Today is International Migrants Day.

This day was proclaimed by the UN General Assembly on 18th December 2000, in response to a large and increasing number of migrants across the world. With the so-called “refugee crisis” ongoing and dramatically influencing politics across the world, International Migrants Day is more prevalent today than ever.

“Migrant”- a person who moves from one place to another. Expats. Refugees. Workers. Students. Holidaymakers. Asylum seekers. People.

“Throughout human history, migration has been a courageous expression of the individual’s will to overcome adversity and to live a better life. Today, globalization, together with advances in communications and transportation, has greatly increased the number of people who have the desire and the capacity to move to other places.” – United Nations.

This week, 164 countries signed the UN’s Global Pact on Migration in Marrakech, although this has been eclipsed by the refusal of key players such as the USA, Australia, Hungary, Austria and Italy to agree to the deal. Protests against the migration pact in Belgium over the weekend turned violent, amid fears drummed up by far-right movements that the deal could lead to more migration into Europe. MSF’s rescue operation in the Mediterranean was forced to cease earlier this month. Over 2000 people have died or gone missing in the Med this year, and the loss of MSF’s rescue mission means that Europe is complicit in these deaths and the countless more which will follow as a result. Hungary made the act of helping migrants illegal in June. In the UK, the hostile environment rages on, with Brexit providing a comfortable mask for anti-immigration beliefs and policies. A recent report on police brutality at our border was largely ignored. And this week's Immigration White Paper reveals that, post-Brexit, “EU migrants” will be expected to earn over £30,000 – in an attack on supposedly “low-skilled migrants”, the likes of which includes doctors, nurses and teachers.

Here in Glasgow, we are exposing a worrying distrust in the asylum accommodation system, among dispersal communities and those it is supposed to be protecting. A damning report finds that the system is degrading and may not be fit for purpose, and that some stretched local authorities are considering withdrawing from the dispersal scheme.

Our CEO Sabir Zazai says: "The Committee is right to describe the ‘deepening, systemic distrust’ that local authorities and communities have towards the Home Office on this issue. For almost ten years now, the Home Office has operated this service through large private sector companies who have shown themselves to be unaccountable to the communities within which they operate. This distrust has deepened to such an extent that community-based dispersal has been imperilled by Home office neglect.”

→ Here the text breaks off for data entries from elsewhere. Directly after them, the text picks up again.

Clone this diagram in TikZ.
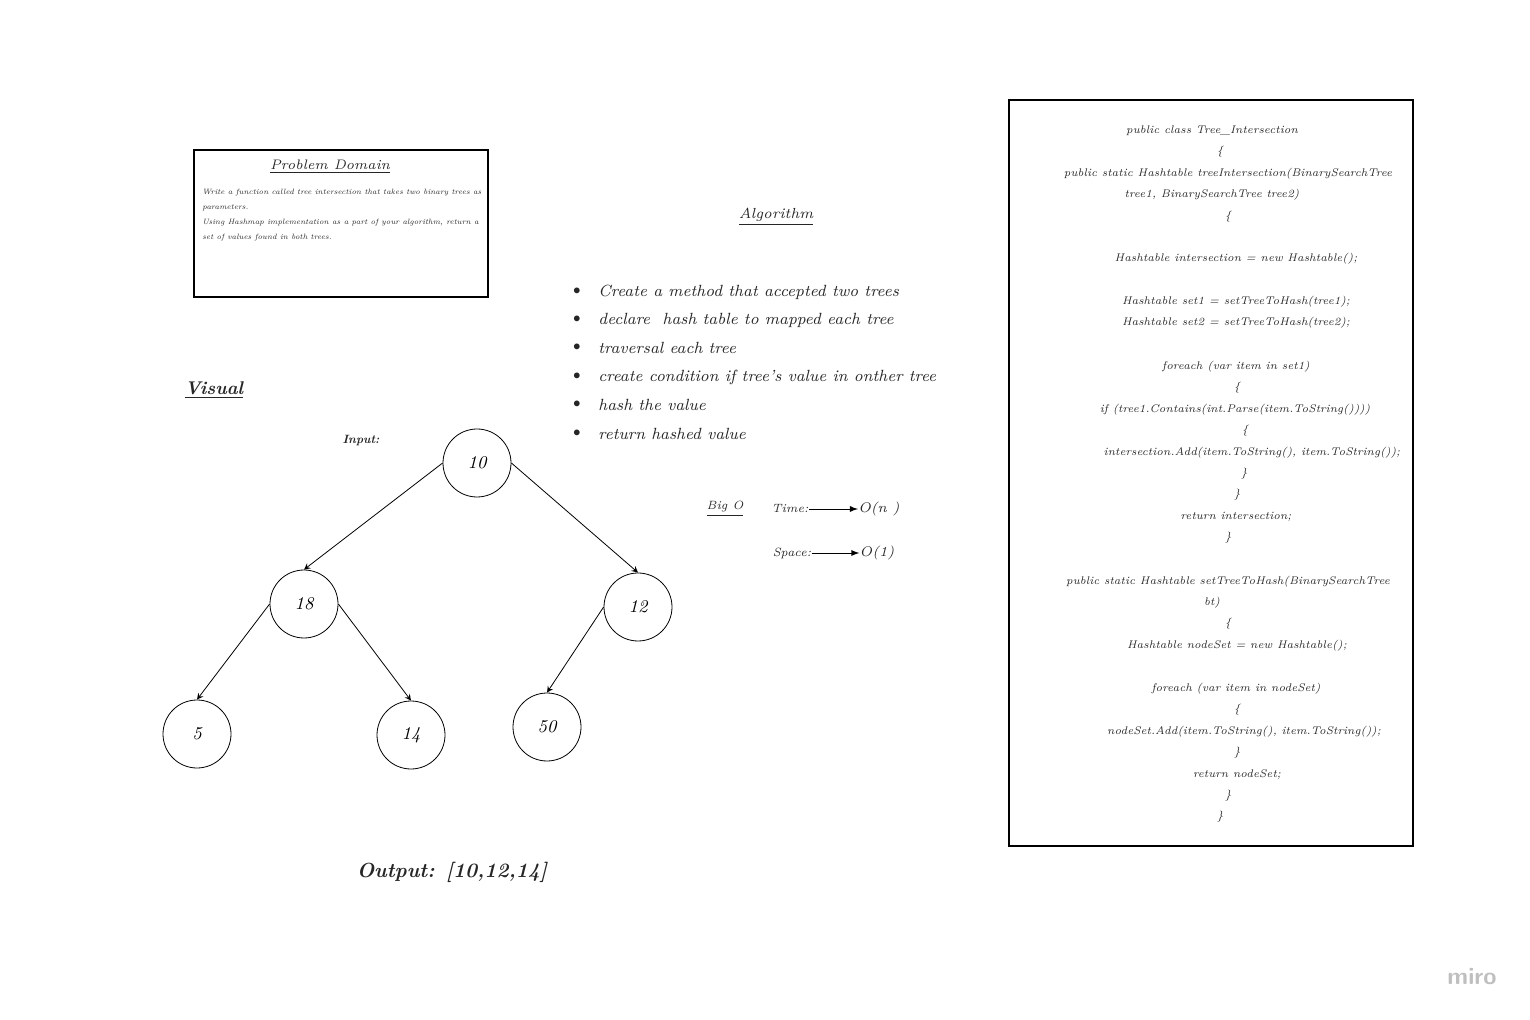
\documentclass[tikz,border=0pt]{standalone}
\usetikzlibrary{arrows,positioning}
\begin{document}
\begin{tikzpicture}[x=0.5pt,y=-0.5pt,>=stealth]
\tikzstyle{v}=[circle,draw,minimum size=34pt,inner sep=0pt,font=\itshape\fontsize{9}{9}\selectfont]
\tikzstyle{txt}=[inner sep=0pt,text=black!85]
\tikzstyle{code}=[inner sep=0pt,text=black!85,font=\itshape\fontsize{5.55}{7}\selectfont]
\tikzstyle{alg}=[anchor=west,inner sep=0pt,text=black!85,font=\itshape\fontsize{8.1}{10}\selectfont]
\useasboundingbox (0,0) rectangle (1530,1020);

% problem domain
\node[draw,thick,minimum width=147pt,minimum height=73.5pt] (pd) at (341,223.5) {};
\node[txt,font=\itshape\fontsize{6.9}{8}\selectfont] (pdtitle) at (330,167) {\underline{Problem Domain}};
\node[txt,anchor=north west,align=left,font=\itshape\fontsize{3.85}{7.5}\selectfont] (pdtext) at (202,189)
  {Write a function called tree intersection that takes two binary trees as\\
   parameters.\\
   Using Hashmap implementation as a part of your algorithm, return a\\
   set of values found in both trees.};

% algorithm
\node[txt,font=\itshape\fontsize{7.3}{8}\selectfont] (algtitle) at (776,217) {\underline{Algorithm}};
\node[txt] (b1) at (577,292) {\textbullet};
\node[txt] (b2) at (577,320) {\textbullet};
\node[txt] (b3) at (577,348) {\textbullet};
\node[txt] (b4) at (577,377) {\textbullet};
\node[txt] (b5) at (577,405) {\textbullet};
\node[txt] (b6) at (577,434) {\textbullet};
\node[alg] (a1) at (598,292) {Create a method that accepted two trees};
\node[alg] (a2) at (598,320) {declare\ \ hash table to mapped each tree};
\node[alg] (a3) at (598,348) {traversal each tree};
\node[alg] (a4) at (598,377) {create condition if tree's value in onther tree};
\node[alg] (a5) at (598,405) {hash the value};
\node[alg] (a6) at (598,434) {return hashed value};

% visual
\node[txt,font=\bfseries\itshape\fontsize{9.2}{11}\selectfont] (visual) at (214,390) {\underline{Visual}};
\node[txt,font=\bfseries\itshape\fontsize{6}{7}\selectfont] (input) at (361,441) {Input:};

% tree
\node[v] (n10) at (477,463) {10};
\node[v] (n18) at (304,604) {18};
\node[v] (n12) at (638,607) {12};
\node[v] (n5) at (197,734) {5};
\node[v] (n14) at (411,735) {14};
\node[v] (n50) at (547,727) {50};
\draw[->] (n10.west) -- (n18.north);
\draw[->] (n10.east) -- (n12.north);
\draw[->] (n18.west) -- (n5.north);
\draw[->] (n18.east) -- (n14.north);
\draw[->] (n12.west) -- (n50.north);

% big O
\node[txt,font=\itshape\fontsize{6}{7}\selectfont] (bigo) at (725,509) {\underline{Big O}};
\node[txt,font=\itshape\fontsize{6}{7}\selectfont] (time) at (790,509) {Time:};
\node[txt,font=\itshape\fontsize{7}{8}\selectfont] (on) at (879,509) {O(n )};
\node[txt,font=\itshape\fontsize{6}{7}\selectfont] (space) at (792,553) {Space:};
\node[txt,font=\itshape\fontsize{7}{8}\selectfont] (o1) at (877,553) {O(1)};
\draw[->,>=latex,thin] (time) -- (on);
\draw[->,>=latex,thin] (space) -- (o1);

% output
\node[txt,font=\bfseries\itshape\fontsize{10.2}{12}\selectfont] (output) at (452,872) {Output: [10,12,14]};

% code
\node[draw,thick,minimum width=202pt,minimum height=373pt] (codebox) at (1211,473) {};
\node[code] (c1) at (1212,131) {public class Tree\_Intersection};
\node[code] (c2) at (1220,152) {\{};
\node[code] (c3) at (1228,174) {public static Hashtable treeIntersection(BinarySearchTree};
\node[code] (c4) at (1212,195) {tree1, BinarySearchTree tree2)};
\node[code] (c5) at (1228,217) {\{};
\node[code] (c6) at (1236,259) {Hashtable intersection = new Hashtable();};
\node[code] (c7) at (1236,302) {Hashtable set1 = setTreeToHash(tree1);};
\node[code] (c8) at (1236,323) {Hashtable set2 = setTreeToHash(tree2);};
\node[code] (c9) at (1236,367) {foreach (var item in set1)};
\node[code] (c10) at (1237,388) {\{};
\node[code] (c11) at (1235,410) {if (tree1.Contains(int.Parse(item.ToString())))};
\node[code] (c12) at (1245,431) {\{};
\node[code] (c13) at (1252,453) {intersection.Add(item.ToString(), item.ToString());};
\node[code] (c14) at (1244,474) {\}};
\node[code] (c15) at (1237,495) {\}};
\node[code] (c16) at (1236,517) {return intersection;};
\node[code] (c17) at (1228,538) {\}};
\node[code] (c18) at (1228,582) {public static Hashtable setTreeToHash(BinarySearchTree};
\node[code] (c19) at (1212,603) {bt)};
\node[code] (c20) at (1228,624) {\{};
\node[code] (c21) at (1237,646) {Hashtable nodeSet = new Hashtable();};
\node[code] (c22) at (1236,689) {foreach (var item in nodeSet)};
\node[code] (c23) at (1237,710) {\{};
\node[code] (c24) at (1244,732) {nodeSet.Add(item.ToString(), item.ToString());};
\node[code] (c25) at (1237,753) {\}};
\node[code] (c26) at (1237,775) {return nodeSet;};
\node[code] (c27) at (1228,796) {\}};
\node[code] (c28) at (1220,817) {\}};

% watermark
\node[txt,text=black!25,font=\sffamily\bfseries\fontsize{12}{12}\selectfont] (miro) at (1472,977) {miro};
\end{tikzpicture}
\end{document}
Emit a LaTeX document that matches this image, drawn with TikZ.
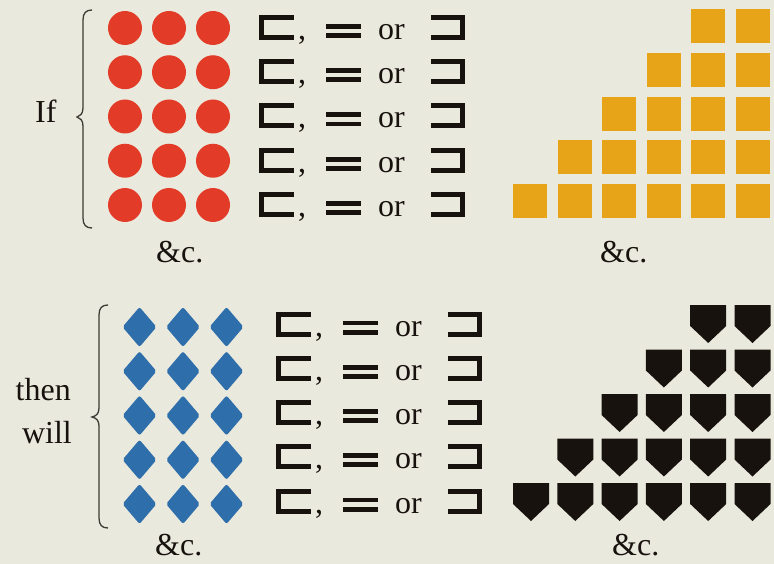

This evening at 6pm, at the steps of Buchanan Street, and across the UK, activists will stand in solidarity with the Stansted 15, a group of people who stopped a secret charter flight from deporting precarious migrants to destitution, persecution, and death. They face obscure terrorism charges and potential life imprisonment, despite the Home Office attempting to deport people on that flight whose asylum claim was still being processed, and people who have since had their right to asylum from persecution recognised. The Stansted 15 were convicted on International Human Rights Day, and so on International Migrants Day, we stand with them.

Helping migrants is not a crime. Being a migrant is not a crime. No one is illegal.